(Task): Print exactly the lines from the first one down to the line that contains "from matplotlib.transforms import", both included, and skip the pictures.

>> start Records for this task

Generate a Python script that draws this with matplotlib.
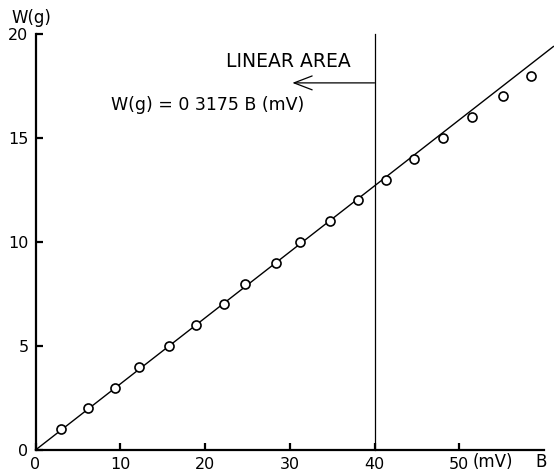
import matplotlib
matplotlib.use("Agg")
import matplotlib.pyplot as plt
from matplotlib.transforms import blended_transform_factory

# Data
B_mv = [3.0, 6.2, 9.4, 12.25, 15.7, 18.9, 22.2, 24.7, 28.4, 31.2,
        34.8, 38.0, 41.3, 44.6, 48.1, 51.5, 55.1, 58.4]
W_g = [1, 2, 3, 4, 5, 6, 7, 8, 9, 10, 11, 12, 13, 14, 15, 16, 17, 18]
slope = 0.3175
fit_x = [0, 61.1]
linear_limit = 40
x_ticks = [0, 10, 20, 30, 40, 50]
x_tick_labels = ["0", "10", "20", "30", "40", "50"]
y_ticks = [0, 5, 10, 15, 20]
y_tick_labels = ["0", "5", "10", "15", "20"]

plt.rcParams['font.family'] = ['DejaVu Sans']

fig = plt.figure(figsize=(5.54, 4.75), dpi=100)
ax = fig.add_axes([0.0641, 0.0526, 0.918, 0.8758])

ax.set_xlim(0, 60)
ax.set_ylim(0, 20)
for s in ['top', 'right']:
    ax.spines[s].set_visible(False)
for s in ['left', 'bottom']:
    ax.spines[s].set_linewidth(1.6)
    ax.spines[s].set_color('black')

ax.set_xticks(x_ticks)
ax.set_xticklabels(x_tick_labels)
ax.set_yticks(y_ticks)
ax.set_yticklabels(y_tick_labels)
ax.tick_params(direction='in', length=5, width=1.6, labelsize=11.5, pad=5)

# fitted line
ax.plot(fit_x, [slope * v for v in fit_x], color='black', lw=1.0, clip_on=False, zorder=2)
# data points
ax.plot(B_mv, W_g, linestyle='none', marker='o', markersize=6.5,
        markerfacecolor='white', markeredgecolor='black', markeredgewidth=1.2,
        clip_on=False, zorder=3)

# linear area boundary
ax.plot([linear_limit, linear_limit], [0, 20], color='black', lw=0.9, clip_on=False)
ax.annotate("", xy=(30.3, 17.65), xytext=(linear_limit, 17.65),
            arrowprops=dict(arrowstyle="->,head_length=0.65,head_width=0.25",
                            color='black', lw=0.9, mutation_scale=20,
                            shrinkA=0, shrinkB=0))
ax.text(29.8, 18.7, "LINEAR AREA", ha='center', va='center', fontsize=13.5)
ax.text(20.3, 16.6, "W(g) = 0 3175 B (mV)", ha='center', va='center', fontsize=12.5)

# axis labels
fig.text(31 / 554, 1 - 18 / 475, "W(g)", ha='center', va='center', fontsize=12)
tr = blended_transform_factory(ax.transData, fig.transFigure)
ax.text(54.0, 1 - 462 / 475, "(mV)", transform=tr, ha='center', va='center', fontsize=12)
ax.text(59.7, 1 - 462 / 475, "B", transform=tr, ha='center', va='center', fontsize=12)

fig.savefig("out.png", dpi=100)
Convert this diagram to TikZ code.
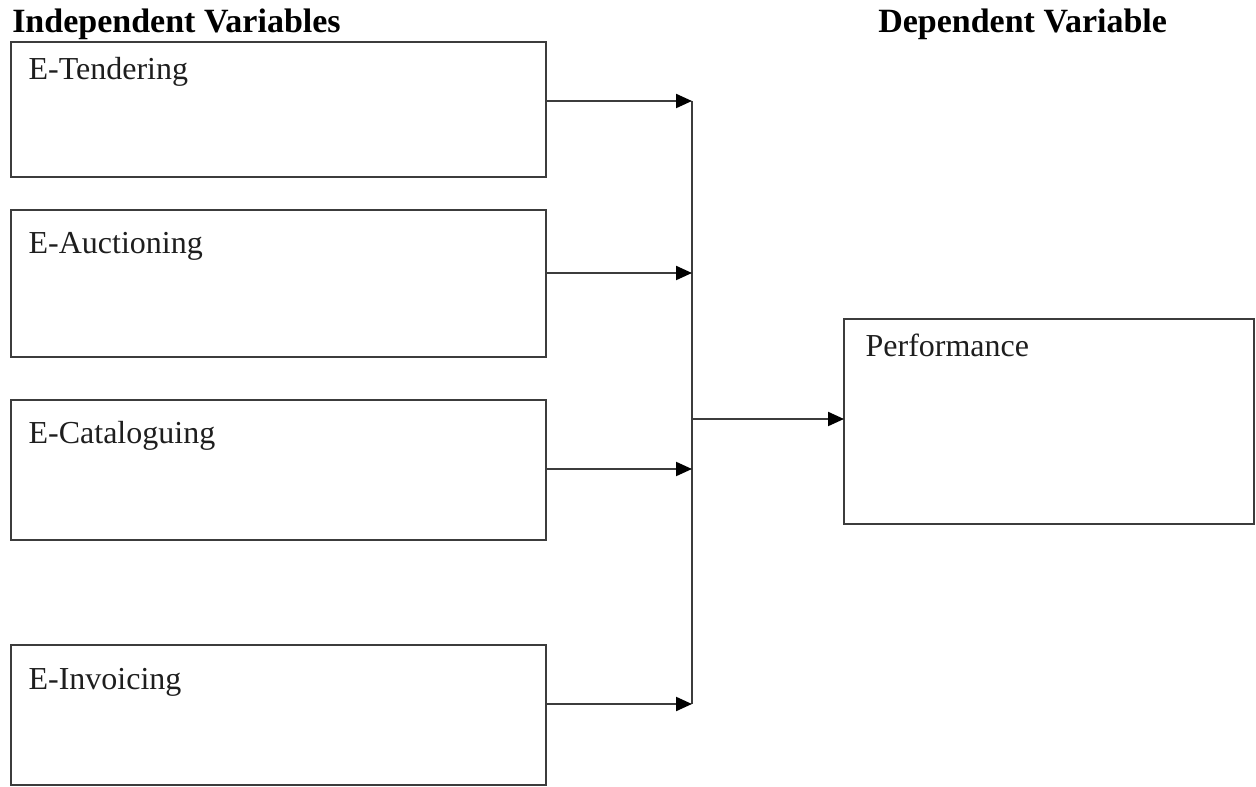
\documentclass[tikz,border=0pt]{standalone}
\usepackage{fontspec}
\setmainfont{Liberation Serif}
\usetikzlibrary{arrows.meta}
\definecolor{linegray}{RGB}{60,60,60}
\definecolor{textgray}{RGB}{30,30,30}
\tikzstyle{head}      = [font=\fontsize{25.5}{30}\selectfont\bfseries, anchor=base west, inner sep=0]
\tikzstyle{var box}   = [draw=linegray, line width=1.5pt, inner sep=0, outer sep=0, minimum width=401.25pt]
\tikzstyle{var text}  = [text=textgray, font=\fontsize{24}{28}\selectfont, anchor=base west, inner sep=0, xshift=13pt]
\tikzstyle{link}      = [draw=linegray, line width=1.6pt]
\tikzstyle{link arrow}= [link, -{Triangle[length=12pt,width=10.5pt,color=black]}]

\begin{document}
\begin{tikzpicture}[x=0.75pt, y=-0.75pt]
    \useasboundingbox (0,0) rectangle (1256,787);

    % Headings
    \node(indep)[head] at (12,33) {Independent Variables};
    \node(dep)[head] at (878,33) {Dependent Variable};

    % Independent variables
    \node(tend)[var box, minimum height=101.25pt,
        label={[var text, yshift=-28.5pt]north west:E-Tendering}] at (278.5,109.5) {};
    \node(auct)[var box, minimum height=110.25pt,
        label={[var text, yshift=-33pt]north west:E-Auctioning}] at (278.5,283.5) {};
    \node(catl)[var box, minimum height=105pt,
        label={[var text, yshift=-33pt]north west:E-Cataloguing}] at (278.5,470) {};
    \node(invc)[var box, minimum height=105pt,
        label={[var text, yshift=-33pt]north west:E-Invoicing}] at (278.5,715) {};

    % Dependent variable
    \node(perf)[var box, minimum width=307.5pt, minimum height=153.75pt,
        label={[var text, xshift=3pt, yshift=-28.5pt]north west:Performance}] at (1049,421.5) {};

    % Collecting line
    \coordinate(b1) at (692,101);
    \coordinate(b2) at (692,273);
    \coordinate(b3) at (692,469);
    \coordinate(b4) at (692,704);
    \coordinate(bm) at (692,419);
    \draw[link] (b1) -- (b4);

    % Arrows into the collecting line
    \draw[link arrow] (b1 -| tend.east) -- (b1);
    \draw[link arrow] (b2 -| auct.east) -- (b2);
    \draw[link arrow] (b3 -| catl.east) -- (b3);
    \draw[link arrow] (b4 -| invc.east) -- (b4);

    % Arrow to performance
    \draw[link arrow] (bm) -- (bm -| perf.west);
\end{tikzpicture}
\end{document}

>> end Records for this task

(Result for this exercise):
Generate a Python script that draws this with matplotlib.
import matplotlib
matplotlib.use("Agg")
import matplotlib.pyplot as plt
from matplotlib.transforms import blended_transform_factory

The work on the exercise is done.